The main thing is that, then, the emergence of support for the creations whose reproduction and distribution were economically viable enabled the organization of a cultural industry that was sustained by the control of the production and circulation of the media, where literary creations were inserted. On the other hand, the revolution of digital technologies of communication and information leads to the dematerialization of the support, dissipating, as a result, the control in which the cultural industry has sustained for five centuries.
As in other times, the new context created an industry’s demand for an upgrade on the legislation that regulates the cultural market, in order to ensure the continuity of the legal control on the sector’s economic flows, in an environment in which the physical support is no longer necessary. This regulatory review, as at other times in the history of technological diffusion, aimed to expand the scope of protection with the expansion of its object, gradual extension of deadlines, reduction of limitations.
In the international scenery, these changes are symbolized by the TRIPS Agreement, OMC, and the “Copyright Treaty” and the “Performances and Phonogram Treaty”, OMPI. Nationally, this attempt to ensure the continuity of the control of production, reproduction, circulation and use of creations conformed the Law number 9.610 from 1998.
The elaboration of the legal text, normative, is only a first step in the process of consolidating the social norm, which is still undergoing though a dispute about their meaning, scope, effectiveness and, mainly, efficiency in the social shaping of desired behaviors. But, this time, the established cultural industry had not counted on the complacency of society that, in many ways, remains resisting the implementation of legislative commands.

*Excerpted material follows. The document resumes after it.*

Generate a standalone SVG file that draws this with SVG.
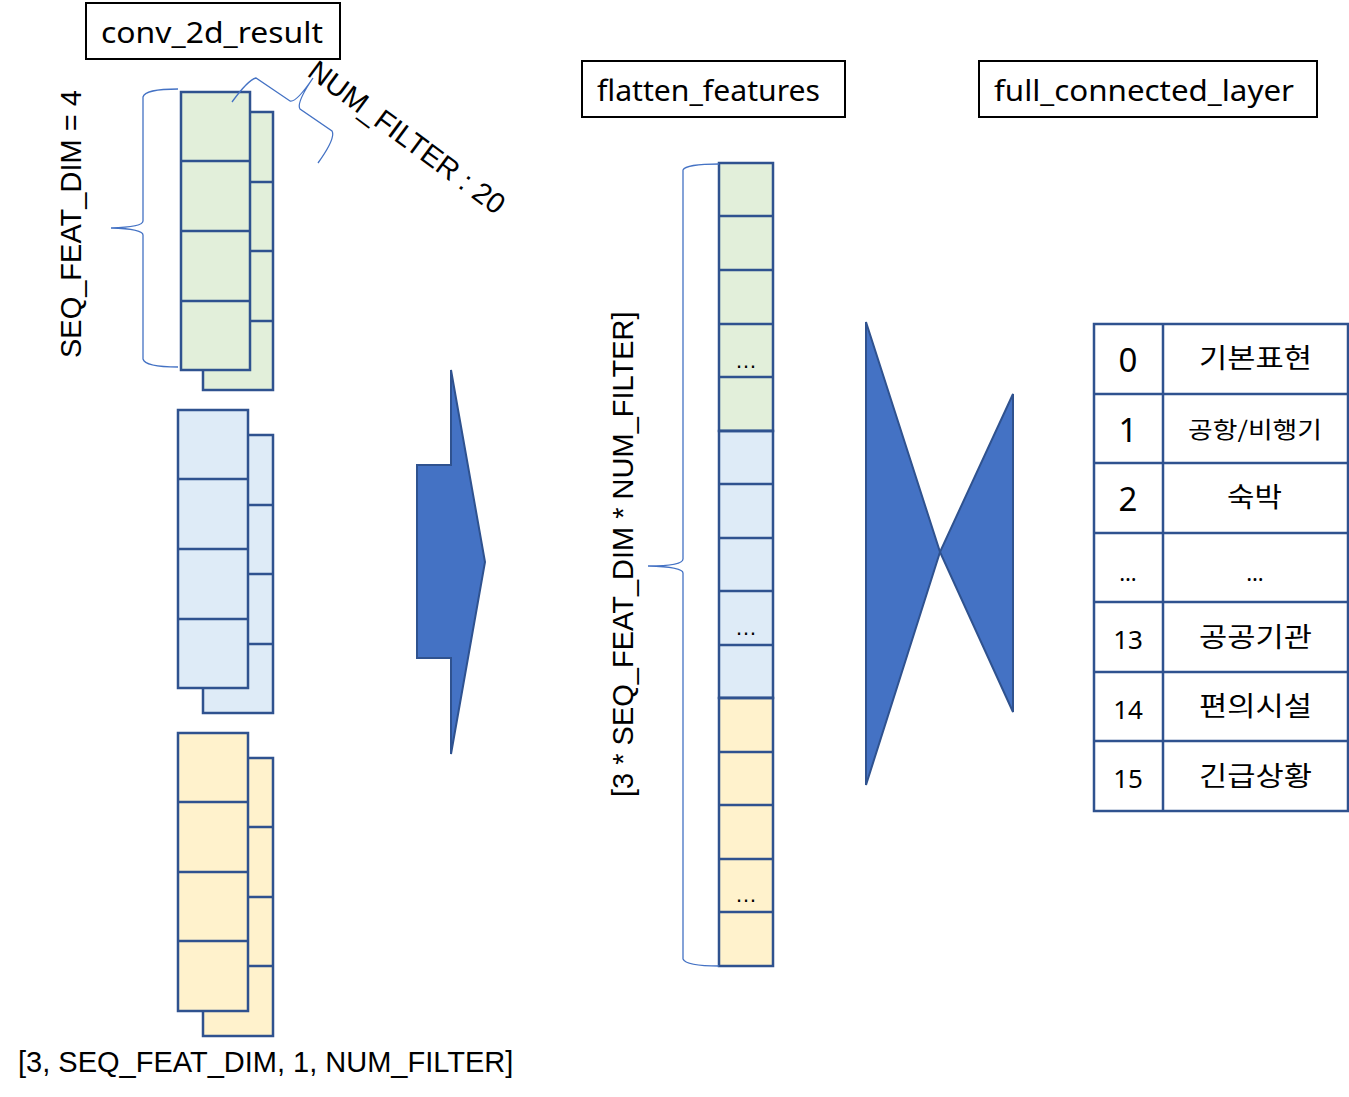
<svg xmlns="http://www.w3.org/2000/svg" width="1349" height="1097" viewBox="0 0 1349 1097">
<style>
.cell{stroke:#2F528F;stroke-width:2.5}
.g{fill:#E2EFDA}.b{fill:#DEEBF7}.y{fill:#FFF2CC}
.line{stroke:#2F528F;stroke-width:2.5;fill:none}
.brace{stroke:#4472C4;stroke-width:1.3;fill:none}
.lbl{font-family:"Liberation Sans",Arial,sans-serif;font-size:29px;fill:#000}
.ttl{font-family:"Noto Sans","Liberation Sans",sans-serif;font-size:29px;fill:#000}
.box{fill:#fff;stroke:#000;stroke-width:2}
.shape{fill:#4472C4;stroke:#2F528F;stroke-width:2}
.kr{font-family:"Noto Sans CJK KR","Noto Sans",sans-serif;fill:#000}
.num{font-family:"Noto Sans","Noto Sans CJK KR",sans-serif;fill:#000;text-anchor:middle}
.dots{font-family:"Liberation Sans",sans-serif;font-size:22px;fill:#000;text-anchor:middle}
</style>

<g id="title-conv">
<rect class="box" x="86" y="3" width="254" height="56"/>
<text class="ttl" x="101" y="43" textLength="222" lengthAdjust="spacingAndGlyphs">conv_2d_result</text>
</g>
<g id="title-flatten">
<rect class="box" x="582" y="61" width="263" height="56"/>
<text class="ttl" x="597" y="101" textLength="223" lengthAdjust="spacingAndGlyphs">flatten_features</text>
</g>
<g id="title-fc">
<rect class="box" x="979" y="61" width="338" height="56"/>
<text class="ttl" x="994" y="101" textLength="300" lengthAdjust="spacingAndGlyphs">full_connected_layer</text>
</g>

<g id="conv-green">
<rect class="cell g" x="203" y="112" width="70" height="278"/>
<path class="line" d="M250,182H273M250,251H273M250,321H273"/>
<rect class="cell g" x="181" y="92" width="69" height="278"/>
<path class="line" d="M181,161H250M181,231H250M181,301H250"/>
</g>
<g id="conv-blue">
<rect class="cell b" x="203" y="435" width="70" height="278"/>
<path class="line" d="M248,505H273M248,574H273M248,644H273"/>
<rect class="cell b" x="178" y="410" width="70" height="278"/>
<path class="line" d="M178,479H248M178,549H248M178,619H248"/>
</g>
<g id="conv-yellow">
<rect class="cell y" x="203" y="758" width="70" height="278"/>
<path class="line" d="M248,827H273M248,897H273M248,966H273"/>
<rect class="cell y" x="178" y="733" width="70" height="278"/>
<path class="line" d="M178,802H248M178,872H248M178,941H248"/>
</g>

<g id="brace-seq">
<path class="brace" d="M178,89 Q145,89 143,97 L143,221 Q143,227 111,228 Q143,229 143,235 L143,359 Q145,367 178,367"/>
<text class="lbl" transform="translate(81,358) rotate(-90)">SEQ_FEAT_DIM = 4</text>
</g>

<g id="brace-numfilter">
<path class="brace" d="M232,102 Q248,80 256,78 L290,101 Q296,103 313,78 Q296,103 300,109 L332,131 Q336,138 318,163"/>
<text class="lbl" transform="translate(306,75) rotate(36.5)">NUM_FILTER : 20</text>
</g>

<g id="arrow">
<polygon class="shape" points="417,465 451,465 451,370 485,562 451,754 451,658 417,658"/>
</g>

<g id="flatten">
<rect class="cell g" x="719" y="163" width="54" height="268"/>
<rect class="cell b" x="719" y="431" width="54" height="267"/>
<rect class="cell y" x="719" y="698" width="54" height="268"/>
<path class="line" d="M719,216H773M719,270H773M719,324H773M719,377H773M719,431H773M719,484H773M719,538H773M719,591H773M719,645H773M719,698H773M719,752H773M719,805H773M719,859H773M719,912H773"/>
<text class="dots" x="746" y="368">…</text>
<text class="dots" x="746" y="635">…</text>
<text class="dots" x="746" y="902">…</text>
</g>

<g id="brace-flatten">
<path class="brace" d="M719,164 Q686,164 683,170 L683,559 Q683,566 648,566 Q683,567 683,573 L683,959 Q686,966 719,966"/>
<text class="lbl" transform="translate(633,797) rotate(-90)">[3 * SEQ_FEAT_DIM * NUM_FILTER]</text>
</g>

<g id="fc-shape">
<polygon class="shape" points="866,322 940,552 866,785"/>
<polygon class="shape" points="1013,394 940,552 1013,712"/>
</g>

<g id="table">
<rect x="1094" y="324" width="254" height="487" fill="#fff" stroke="#2F528F" stroke-width="2.5"/>
<path class="line" d="M1163,324V811M1094,394H1348M1094,463H1348M1094,533H1348M1094,602H1348M1094,672H1348M1094,741H1348"/>
<text class="num" x="1128" y="372" font-size="33">0</text>
<text class="num" x="1128" y="442" font-size="33">1</text>
<text class="num" x="1128" y="511" font-size="33">2</text>
<text class="num" x="1128" y="581" font-size="22">…</text>
<text class="num" x="1128" y="649" font-size="26">13</text>
<text class="num" x="1128" y="719" font-size="26">14</text>
<text class="num" x="1128" y="788" font-size="26">15</text>
<text class="kr" x="1199" y="368" font-size="27" textLength="113" lengthAdjust="spacingAndGlyphs">기본표현</text>
<text class="kr" x="1188" y="438" font-size="23" textLength="134" lengthAdjust="spacingAndGlyphs">공항/비행기</text>
<text class="kr" x="1227" y="507" font-size="27" textLength="55" lengthAdjust="spacingAndGlyphs">숙박</text>
<text class="num" x="1255" y="581" font-size="22">…</text>
<text class="kr" x="1199" y="647" font-size="27" textLength="113" lengthAdjust="spacingAndGlyphs">공공기관</text>
<text class="kr" x="1199" y="716" font-size="27" textLength="113" lengthAdjust="spacingAndGlyphs">편의시설</text>
<text class="kr" x="1199" y="786" font-size="27" textLength="113" lengthAdjust="spacingAndGlyphs">긴급상황</text>
</g>

<g id="bottom-label">
<text class="lbl" x="18" y="1072">[3, SEQ_FEAT_DIM, 1, NUM_FILTER]</text>
</g>
</svg>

The acceptance of these exclusive rights and their scope had never been peaceful, but the social opposition had never reached the current level. What has changed in our time that allowed a massive and widespread resistance to the normative political structure negotiated by industry? To answer this question is the challenge that is put to all researchers, professionals and activists. But, because of its complexity and implications, the question can only be faced satisfactorily in a collective way, so what follows is a brief illustration of a hypothesis, an explanation of the possible reasons and justification of social resistance to digital control.
The penetrability of technology, the network communication – by all and for all-, the ease and cheapness of reproduction and dissemination of works object of protection, together with the new possibilities of creation and use allowed the social and cultural ownership of these assets, regardless of the desire of industry and beyond their ability to control.
The dematerialization of support and digitization of works resulted in a wide availability and access to previously unthought cultural content, in direct conflict with the normative text built by and for the consolidated industry. Attempts to perpetuate control are unsatisfactory and, little by little, fail.
At the same time, we witnessed, from the last years of the last century, the revival of a range of sleeping rights, the cultural rights, in particular the right of access to culture. Predicted in the Human Rights Declaration of 1948 and the Covenants on Civil and Political Rights and on Economic, Social and Cultural Rights of 1966, besides the Inter-American Human Rights Convention, remained inert for decades, without radiate its effects on goods of cultural nature protected by copyright.
The perception and social resistance to entrapment of these goods arise from materialization of access, made possible by mass digitization and availability of works, shaping and consolidating the demand for the realization of a right previously not widely envisioned.
Rights do not grow on trees, they are constructions derived from social demands that find their political paths in the legislative process or in judicial recognition, but whose delivery always depends on the substantial voluntary acceptance of its command by groups and individuals to whom they are intended.
The political and economic power was enough to build a new international legal framework and also develop national standards intended to perpetuate the control achieved over the physical media in a new technological context.
However, the new forms of production, reproduction, dissemination and use of creations, that were made possible in this new context, enabled the empowering of citizens, seen, then, only as recipients of cultural goods, which started to demand the realization of the right of access to culture, opposing the wishes of industry.
We are, today, witnessing a situation where, contradictorily, formal prohibition coexists with large material access, in a clear scenario of social delegitimation of the legal text. The composition of these divergent demands with a large emerging picture of emerging rights is the challenge that arises for two decades.